In the petition, petitioner contended with respect to article four of the will that the phrase “the plot of land appurtenant thereto” referred to the lot on which decedent’s residence was located, not to the farmland. Petitioner attached extrinsic evidence supporting her proposed construction of article four as exhibits to the petition. In opposing the admission of that extrinsic evidence, respondent contended that, under the plain language of article four of the will, she was entitled to the residence, the lot, and the farmland.

As noted above, petitioner moved and respondent cross-moved for summary judgment. In support of her motion, petitioner contended that the phrase “the plot of land appurtenant thereto” in article four is ambiguous, requiring extrinsic evidence to determine decedent’s intent. In opposition to petitioner’s motion and in support of her cross motion, respondent contended that the terms of the will were clear and unambiguous and thus that the consideration of extrinsic evidence was precluded. The Surrogate concluded that the bequest of real property to respondent under article four consisted of decedent’s residence, the lot, and the farmland. The Surrogate therefore agreed with respondent that decedent’s intent could be inferred from the “four corners of the will” and thus that reference to extrinsic evidence was improper. That was error. -3- 1166 CA 12-00827

It is well settled that, “in a will construction proceeding, the search is for the decedent’s intent . . . and not for that of the draft[er]” (Matter of Cord, 58 NY2d 539, 544, rearg denied 60 NY2d 586; see Matter of Bieley, 91 NY2d 520, 525; Matter of Gustafson, 74 NY2d 448, 451; Matter of Shannon, 107 AD2d 1084, 1085). In ascertaining decedent’s intent, “ ‘a sympathetic reading of the will as an entirety’ is required” (Matter of Carmer, 71 NY2d 781, 785, quoting Matter of Fabbri, 2 NY2d 236, 240; see Matter of Scale, 38 AD3d 983, 984). “[T]he best indicator of the testator’s intent is found in the clear and unambiguous language of the will itself and, thus, where no ambiguity exists, [e]xtrinsic evidence is inadmissible to vary the terms of a will” (Scale, 38 AD3d at 985 [internal quotation marks omitted]; see Cord, 58 NY2d at 544; Matter of Goldstein, 46 AD2d 449, 450, affd 38 NY2d 876). “If, on the other hand, a provision of the will is ambiguous, extrinsic evidence is properly considered in discerning the testator’s true intent” (Matter of McCabe, 269 AD2d 727, 729; see Matter of Schermerhorn, 31 NY2d 739, 741; Goldstein, 46 AD2d at 451). “A latent ambiguity arises when the words used are neither ambiguous nor obscure but ambiguity appears relative to persons or things meant” (Matter of Blodgett, 168 Misc 898, 901).
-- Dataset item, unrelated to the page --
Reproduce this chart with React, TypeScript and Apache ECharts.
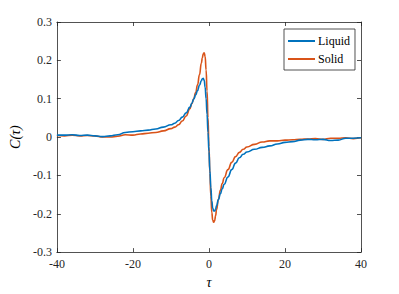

As noted above, decedent’s will devised his residence “and the plot of land appurtenant thereto” to respondent. “Appurtenant” has been defined as “[a]nnexed to a more important thing” (Black’s Law Dictionary 118 [9th ed 2009]). Moreover, courts have defined an appurtenance as “something annexed to or belonging to a ‘more important’ thing and not having an independent existence” (Matter of Crystal v City of Syracuse, Dept. of Assessment, 47 AD2d 29, 32, affd 38 NY2d 883), i.e., “a thing used with and related to or dependent upon another thing more worthy” (Woodhull v Rosenthal, 61 NY 382, 390). Under such a definition, “land can never be appurtenant to other land, or pass with it as belonging to it” (id.; see Armstrong v DuBois, 90 NY 95, 102).